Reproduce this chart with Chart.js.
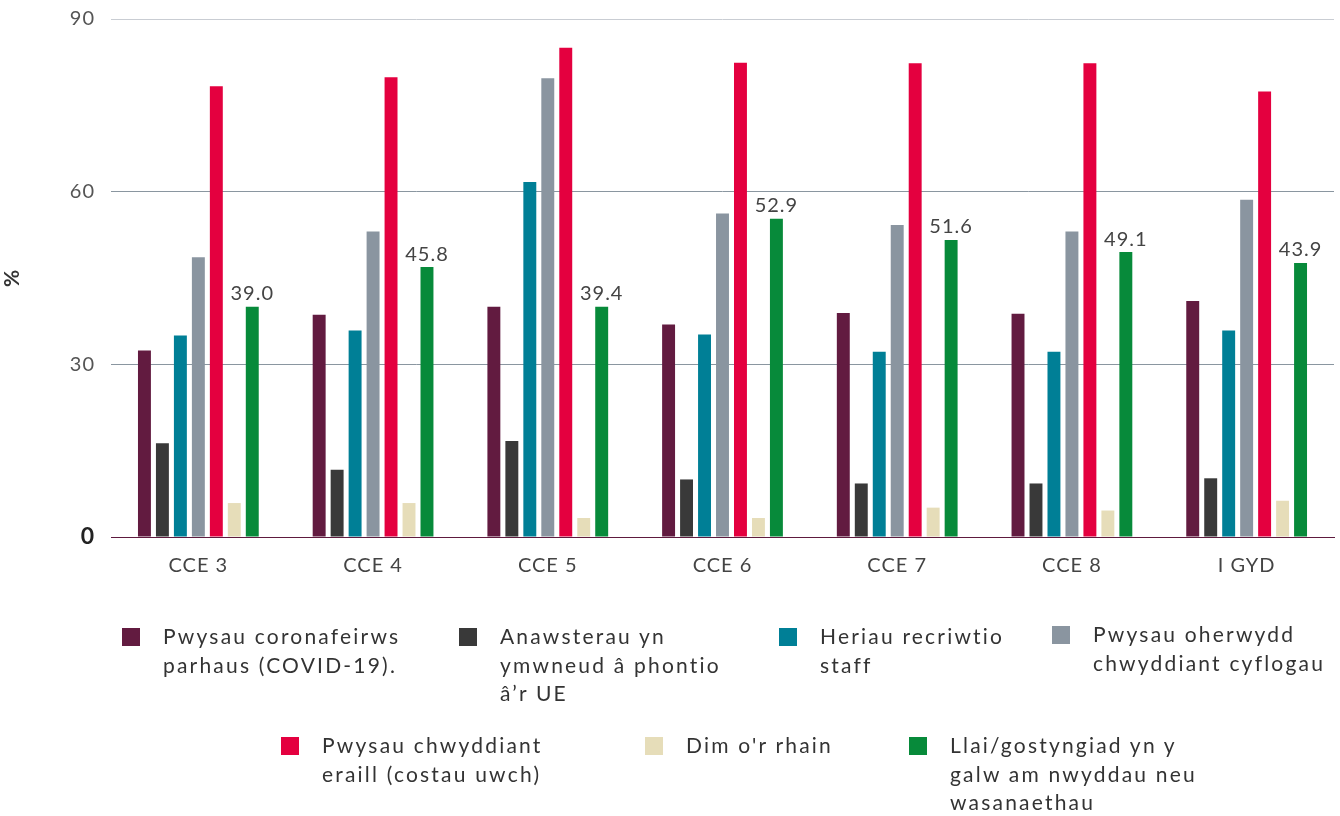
<!DOCTYPE html>
<html>
<head>
<meta charset="utf-8">
<script src="https://cdn.jsdelivr.net/npm/chart.js@4"></script>
<style>
  html, body { margin: 0; padding: 0; background: #fff; }
  body { width: 1340px; height: 816px; position: relative; overflow: hidden; font-family: Lato, "Noto Sans", sans-serif; }
  #wrap { position: absolute; left: 0; top: 0; width: 1340px; height: 587px; }
  #legend { position: absolute; left: 0; top: 0; width: 1340px; height: 816px; pointer-events: none; }
  .item { position: absolute; font-size: 21px; letter-spacing: 2.2px; line-height: 28.5px; color: #333; white-space: nowrap; }
  .box { position: absolute; width: 18px; height: 18px; left: -41px; top: 6px; }
</style>
</head>
<body>
<div id="wrap"><canvas id="chart"></canvas></div>
<div id="legend"></div>
<script>
var categories = ["CCE 3", "CCE 4", "CCE 5", "CCE 6", "CCE 7", "CCE 8", "I GYD"];

var covid      = [32.4, 38.6, 40.0, 36.9, 38.9, 38.8, 41.0];
var brexit     = [16.3, 11.7, 16.7, 10.0,  9.3,  9.3, 10.2];
var recruit    = [35.0, 35.9, 61.7, 35.2, 32.2, 32.2, 35.9];
var wages      = [48.6, 53.1, 79.7, 56.2, 54.2, 53.1, 58.6];
var otherCosts = [78.3, 79.9, 85.0, 82.4, 82.3, 82.3, 77.4];
var noneOf     = [ 5.9,  5.9,  3.3,  3.3,  5.1,  4.6,  6.3];
var demand     = [40.0, 46.9, 40.0, 55.3, 51.6, 49.5, 47.6];
// labels printed above the green bars
var demandLabels = ["39.0", "45.8", "39.4", "52.9", "51.6", "49.1", "43.9"];

var yTicks = [0, 30, 60, 90];

var seriesNames = [
  ["Pwysau coronafeirws", "parhaus (COVID-19)."],
  ["Anawsterau yn", "ymwneud â phontio", "â’r UE"],
  ["Heriau recriwtio", "staff"],
  ["Pwysau oherwydd", "chwyddiant cyflogau"],
  ["Pwysau chwyddiant", "eraill (costau uwch)"],
  ["Dim o'r rhain"],
  ["Llai/gostyngiad yn y", "galw am nwyddau neu", "wasanaethau"]
];
var seriesData = [covid, brexit, recruit, wages, otherCosts, noneOf, demand];
var colors = ['#621b40', '#393939', '#007f96', '#8a95a0', '#e4003f', '#e6ddb9', '#078a3a'];

// legend layout (text left edge, first line top)
var legendPos = [[163, 622], [500, 622], [820, 622], [1093, 620], [322, 731], [686, 731], [950, 731]];

var legend = document.getElementById('legend');
seriesNames.forEach(function(lines, i) {
  var d = document.createElement('div');
  d.className = 'item';
  d.style.left = legendPos[i][0] + 'px';
  d.style.top = legendPos[i][1] + 'px';
  d.innerHTML = '<span class="box" style="background:' + colors[i] + '"></span>' + lines.join('<br>');
  legend.appendChild(d);
});

// the original font is wide, so open up the canvas text a little
var spacing = {
  id: 'spacing',
  beforeInit: function(chart) { chart.ctx.letterSpacing = '1px'; },
  beforeDraw: function(chart) { chart.ctx.letterSpacing = '1px'; }
};

var barLabels = {
  id: 'barLabels',
  afterDatasetsDraw: function(chart) {
    var ctx = chart.ctx;
    var meta = chart.getDatasetMeta(6);
    ctx.save();
    ctx.letterSpacing = '1px';
    ctx.font = '20px Lato, "Noto Sans", sans-serif';
    ctx.fillStyle = '#444';
    ctx.textAlign = 'center';
    ctx.textBaseline = 'bottom';
    meta.data.forEach(function(bar, i) {
      ctx.fillText(demandLabels[i], bar.x, bar.y - 3);
    });
    ctx.restore();
  }
};

var ctx = document.getElementById('chart').getContext('2d');
var chart = new Chart(ctx, {
  type: 'bar',
  data: {
    labels: categories,
    datasets: seriesData.map(function(vals, i) {
      return {
        label: seriesNames[i].join(' '),
        data: vals,
        backgroundColor: colors[i],
        borderWidth: 0
      };
    })
  },
  options: {
    responsive: true,
    maintainAspectRatio: false,
    animation: false,
    layout: { padding: { top: 19, right: 6, left: 0, bottom: 0 } },
    barPercentage: 0.72,
    categoryPercentage: 0.72,
    scales: {
      x: {
        grid: { display: false },
        border: { display: true, color: '#5e1a3e', width: 1 },
        ticks: {
          color: '#444',
          padding: 9,
          maxRotation: 0,
          font: { family: 'Lato', size: 20 }
        }
      },
      y: {
        min: 0,
        max: 90,
        afterBuildTicks: function(scale) {
          scale.ticks = yTicks.map(function(v) { return { value: v }; });
        },
        afterFit: function(scale) {
          scale.width = 111;
          scale.paddingTop = 0;
          scale.paddingBottom = 0;
        },
        border: { display: false },
        grid: {
          drawTicks: false,
          color: function(c) {
            if (c.tick.value === 90) return '#c9cdd3';
            if (c.tick.value === 0) return '#5e1a3e';
            return '#8a96a0';
          }
        },
        ticks: {
          padding: 16,
          color: function(c) { return c.tick.value === 0 ? '#222' : '#555'; },
          font: function(c) {
            return c.tick && c.tick.value === 0
              ? { family: 'Lato', size: 23, weight: 'bold' }
              : { family: 'Lato', size: 20 };
          }
        },
        title: {
          display: true,
          text: '%',
          color: '#333',
          padding: { top: 0, bottom: 0 },
          font: { family: 'Lato', size: 21, weight: 'bold' }
        }
      }
    },
    plugins: {
      legend: { display: false },
      tooltip: { enabled: false }
    }
  },
  plugins: [spacing, barLabels]
});
</script>
</body>
</html>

● WRITTEN REQUEST
Write out each line again precisely as it appears, skipping every picture.

● OUTPUT OF THE TASK
Reproduce this chart with Chart.js.
<!DOCTYPE html>
<html>
<head>
<meta charset="utf-8">
<script src="https://cdn.jsdelivr.net/npm/chart.js@4"></script>
<style>
  html, body { margin: 0; padding: 0; background: #fff; }
  body { width: 1340px; height: 816px; position: relative; overflow: hidden; font-family: Lato, "Noto Sans", sans-serif; }
  #wrap { position: absolute; left: 0; top: 0; width: 1340px; height: 587px; }
  #legend { position: absolute; left: 0; top: 0; width: 1340px; height: 816px; pointer-events: none; }
  .item { position: absolute; font-size: 21px; letter-spacing: 2.2px; line-height: 28.5px; color: #333; white-space: nowrap; }
  .box { position: absolute; width: 18px; height: 18px; left: -41px; top: 6px; }
</style>
</head>
<body>
<div id="wrap"><canvas id="chart"></canvas></div>
<div id="legend"></div>
<script>
var categories = ["CCE 3", "CCE 4", "CCE 5", "CCE 6", "CCE 7", "CCE 8", "I GYD"];

var covid      = [32.4, 38.6, 40.0, 36.9, 38.9, 38.8, 41.0];
var brexit     = [16.3, 11.7, 16.7, 10.0,  9.3,  9.3, 10.2];
var recruit    = [35.0, 35.9, 61.7, 35.2, 32.2, 32.2, 35.9];
var wages      = [48.6, 53.1, 79.7, 56.2, 54.2, 53.1, 58.6];
var otherCosts = [78.3, 79.9, 85.0, 82.4, 82.3, 82.3, 77.4];
var noneOf     = [ 5.9,  5.9,  3.3,  3.3,  5.1,  4.6,  6.3];
var demand     = [40.0, 46.9, 40.0, 55.3, 51.6, 49.5, 47.6];
// labels printed above the green bars
var demandLabels = ["39.0", "45.8", "39.4", "52.9", "51.6", "49.1", "43.9"];

var yTicks = [0, 30, 60, 90];

var seriesNames = [
  ["Pwysau coronafeirws", "parhaus (COVID-19)."],
  ["Anawsterau yn", "ymwneud â phontio", "â’r UE"],
  ["Heriau recriwtio", "staff"],
  ["Pwysau oherwydd", "chwyddiant cyflogau"],
  ["Pwysau chwyddiant", "eraill (costau uwch)"],
  ["Dim o'r rhain"],
  ["Llai/gostyngiad yn y", "galw am nwyddau neu", "wasanaethau"]
];
var seriesData = [covid, brexit, recruit, wages, otherCosts, noneOf, demand];
var colors = ['#621b40', '#393939', '#007f96', '#8a95a0', '#e4003f', '#e6ddb9', '#078a3a'];

// legend layout (text left edge, first line top)
var legendPos = [[163, 622], [500, 622], [820, 622], [1093, 620], [322, 731], [686, 731], [950, 731]];

var legend = document.getElementById('legend');
seriesNames.forEach(function(lines, i) {
  var d = document.createElement('div');
  d.className = 'item';
  d.style.left = legendPos[i][0] + 'px';
  d.style.top = legendPos[i][1] + 'px';
  d.innerHTML = '<span class="box" style="background:' + colors[i] + '"></span>' + lines.join('<br>');
  legend.appendChild(d);
});

// the original font is wide, so open up the canvas text a little
var spacing = {
  id: 'spacing',
  beforeInit: function(chart) { chart.ctx.letterSpacing = '1px'; },
  beforeDraw: function(chart) { chart.ctx.letterSpacing = '1px'; }
};

var barLabels = {
  id: 'barLabels',
  afterDatasetsDraw: function(chart) {
    var ctx = chart.ctx;
    var meta = chart.getDatasetMeta(6);
    ctx.save();
    ctx.letterSpacing = '1px';
    ctx.font = '20px Lato, "Noto Sans", sans-serif';
    ctx.fillStyle = '#444';
    ctx.textAlign = 'center';
    ctx.textBaseline = 'bottom';
    meta.data.forEach(function(bar, i) {
      ctx.fillText(demandLabels[i], bar.x, bar.y - 3);
    });
    ctx.restore();
  }
};

var ctx = document.getElementById('chart').getContext('2d');
var chart = new Chart(ctx, {
  type: 'bar',
  data: {
    labels: categories,
    datasets: seriesData.map(function(vals, i) {
      return {
        label: seriesNames[i].join(' '),
        data: vals,
        backgroundColor: colors[i],
        borderWidth: 0
      };
    })
  },
  options: {
    responsive: true,
    maintainAspectRatio: false,
    animation: false,
    layout: { padding: { top: 19, right: 6, left: 0, bottom: 0 } },
    barPercentage: 0.72,
    categoryPercentage: 0.72,
    scales: {
      x: {
        grid: { display: false },
        border: { display: true, color: '#5e1a3e', width: 1 },
        ticks: {
          color: '#444',
          padding: 9,
          maxRotation: 0,
          font: { family: 'Lato', size: 20 }
        }
      },
      y: {
        min: 0,
        max: 90,
        afterBuildTicks: function(scale) {
          scale.ticks = yTicks.map(function(v) { return { value: v }; });
        },
        afterFit: function(scale) {
          scale.width = 111;
          scale.paddingTop = 0;
          scale.paddingBottom = 0;
        },
        border: { display: false },
        grid: {
          drawTicks: false,
          color: function(c) {
            if (c.tick.value === 90) return '#c9cdd3';
            if (c.tick.value === 0) return '#5e1a3e';
            return '#8a96a0';
          }
        },
        ticks: {
          padding: 16,
          color: function(c) { return c.tick.value === 0 ? '#222' : '#555'; },
          font: function(c) {
            return c.tick && c.tick.value === 0
              ? { family: 'Lato', size: 23, weight: 'bold' }
              : { family: 'Lato', size: 20 };
          }
        },
        title: {
          display: true,
          text: '%',
          color: '#333',
          padding: { top: 0, bottom: 0 },
          font: { family: 'Lato', size: 21, weight: 'bold' }
        }
      }
    },
    plugins: {
      legend: { display: false },
      tooltip: { enabled: false }
    }
  },
  plugins: [spacing, barLabels]
});
</script>
</body>
</html>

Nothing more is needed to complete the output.